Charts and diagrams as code
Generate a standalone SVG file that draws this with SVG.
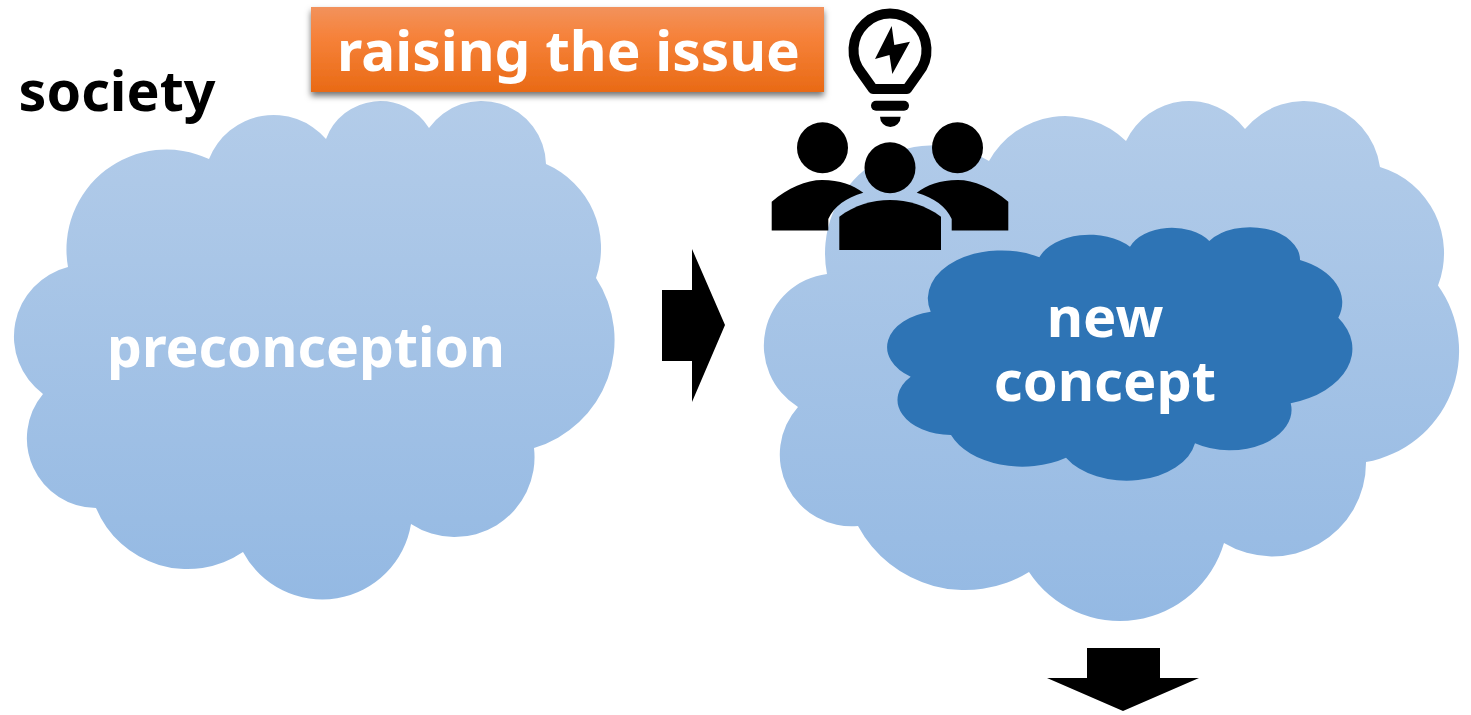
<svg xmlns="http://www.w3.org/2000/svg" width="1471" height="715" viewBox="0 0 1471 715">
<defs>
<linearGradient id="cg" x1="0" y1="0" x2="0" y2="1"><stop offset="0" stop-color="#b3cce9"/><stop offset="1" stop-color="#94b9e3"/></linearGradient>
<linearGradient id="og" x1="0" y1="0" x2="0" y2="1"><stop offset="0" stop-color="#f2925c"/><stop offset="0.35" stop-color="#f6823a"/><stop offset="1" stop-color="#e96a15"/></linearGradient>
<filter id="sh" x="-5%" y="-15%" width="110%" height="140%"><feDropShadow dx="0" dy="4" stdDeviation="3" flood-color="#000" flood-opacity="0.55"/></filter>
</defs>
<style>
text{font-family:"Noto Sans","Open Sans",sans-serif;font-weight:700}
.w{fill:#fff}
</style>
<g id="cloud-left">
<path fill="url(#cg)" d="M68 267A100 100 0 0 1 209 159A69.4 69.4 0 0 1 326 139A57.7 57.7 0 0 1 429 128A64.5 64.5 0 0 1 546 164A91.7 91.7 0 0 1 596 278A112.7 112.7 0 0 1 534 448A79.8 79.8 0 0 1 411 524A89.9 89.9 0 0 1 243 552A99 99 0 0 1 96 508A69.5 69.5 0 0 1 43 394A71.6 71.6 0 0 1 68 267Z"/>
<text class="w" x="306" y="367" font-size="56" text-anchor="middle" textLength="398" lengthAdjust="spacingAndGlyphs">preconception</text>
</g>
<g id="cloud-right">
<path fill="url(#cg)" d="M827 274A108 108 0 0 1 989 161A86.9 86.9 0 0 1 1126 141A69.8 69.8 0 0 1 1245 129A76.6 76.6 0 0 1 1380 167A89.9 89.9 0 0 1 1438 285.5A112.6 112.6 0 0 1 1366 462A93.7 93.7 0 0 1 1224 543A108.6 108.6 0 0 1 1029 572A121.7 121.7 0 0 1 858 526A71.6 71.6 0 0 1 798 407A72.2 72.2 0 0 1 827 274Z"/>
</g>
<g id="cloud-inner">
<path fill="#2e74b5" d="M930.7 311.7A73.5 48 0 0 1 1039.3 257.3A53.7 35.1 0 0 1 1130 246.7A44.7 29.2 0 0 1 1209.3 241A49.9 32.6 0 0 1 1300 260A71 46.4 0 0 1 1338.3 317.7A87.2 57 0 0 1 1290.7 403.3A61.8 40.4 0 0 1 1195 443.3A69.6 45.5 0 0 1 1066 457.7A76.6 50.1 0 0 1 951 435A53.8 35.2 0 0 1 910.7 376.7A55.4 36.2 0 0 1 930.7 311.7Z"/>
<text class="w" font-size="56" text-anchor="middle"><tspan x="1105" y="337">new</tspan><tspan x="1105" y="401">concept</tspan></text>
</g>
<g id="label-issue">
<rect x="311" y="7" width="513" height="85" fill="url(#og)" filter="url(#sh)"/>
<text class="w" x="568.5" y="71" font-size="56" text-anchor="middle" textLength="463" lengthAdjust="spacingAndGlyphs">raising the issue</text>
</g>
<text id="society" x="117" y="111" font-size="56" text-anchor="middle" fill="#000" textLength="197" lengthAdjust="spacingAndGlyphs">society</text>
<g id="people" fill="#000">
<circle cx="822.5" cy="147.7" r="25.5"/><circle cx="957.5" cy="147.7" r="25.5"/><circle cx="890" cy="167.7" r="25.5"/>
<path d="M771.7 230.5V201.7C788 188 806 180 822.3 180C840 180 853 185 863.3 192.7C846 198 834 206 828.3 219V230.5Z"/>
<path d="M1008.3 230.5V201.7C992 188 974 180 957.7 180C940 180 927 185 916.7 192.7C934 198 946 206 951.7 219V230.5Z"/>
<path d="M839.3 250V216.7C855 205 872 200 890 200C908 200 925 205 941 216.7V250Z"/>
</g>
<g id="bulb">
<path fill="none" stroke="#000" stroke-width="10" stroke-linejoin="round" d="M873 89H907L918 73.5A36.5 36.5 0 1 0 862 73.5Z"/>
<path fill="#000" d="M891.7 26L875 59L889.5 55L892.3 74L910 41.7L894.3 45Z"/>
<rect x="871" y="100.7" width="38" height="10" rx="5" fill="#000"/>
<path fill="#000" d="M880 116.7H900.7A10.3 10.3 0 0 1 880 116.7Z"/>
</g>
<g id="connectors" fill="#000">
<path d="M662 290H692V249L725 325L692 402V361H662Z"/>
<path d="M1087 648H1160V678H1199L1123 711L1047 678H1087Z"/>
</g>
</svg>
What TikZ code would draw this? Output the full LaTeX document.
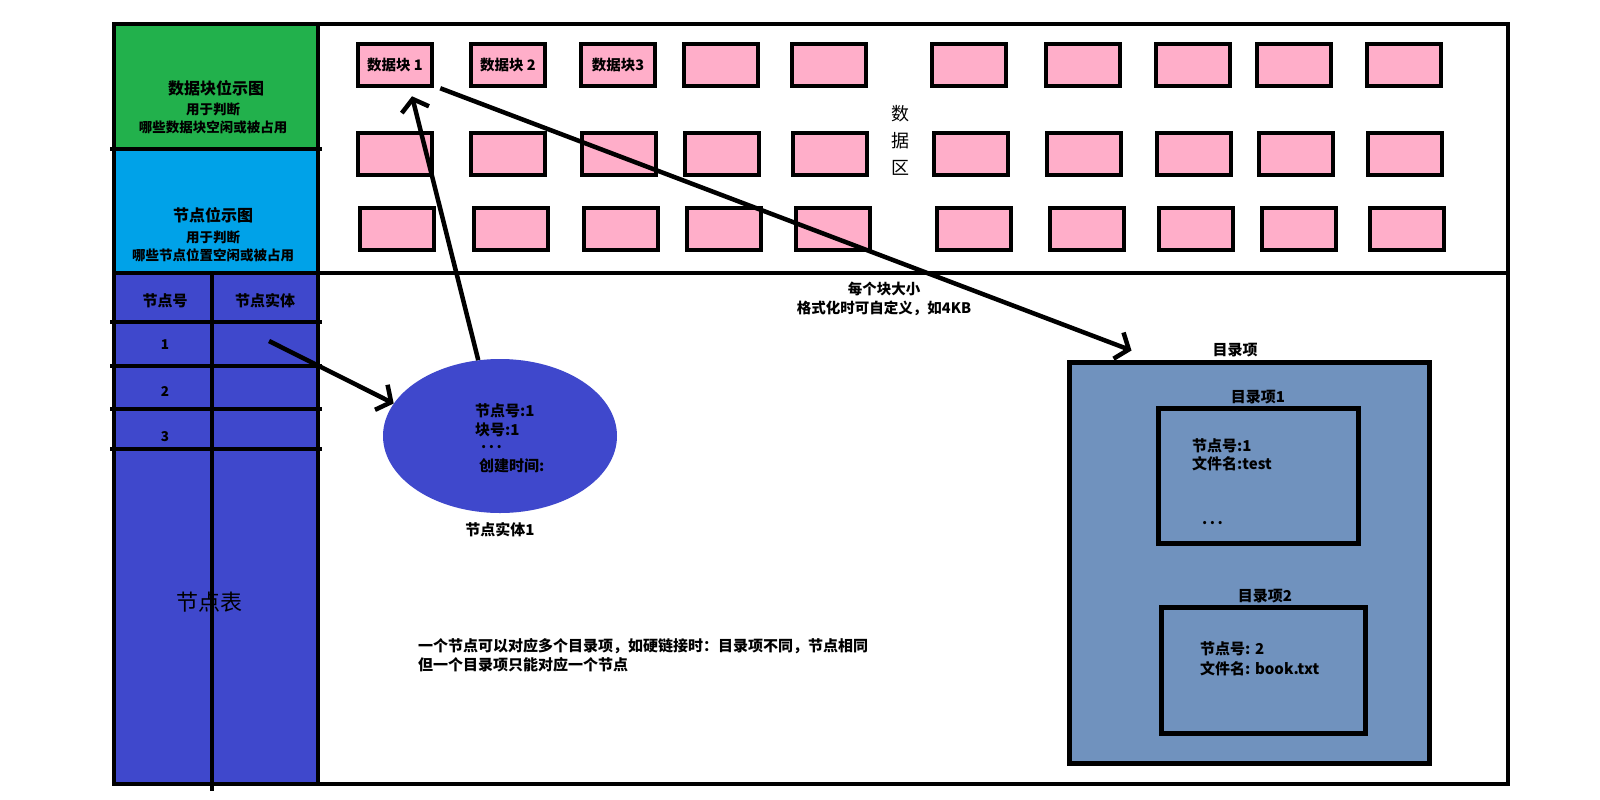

SET PROBLEM: Pull out every line in the data above that has the word "this".

REPLY:
Generate a standalone SVG file that draws this with SVG.
What TikZ code would draw this? Output the full LaTeX document.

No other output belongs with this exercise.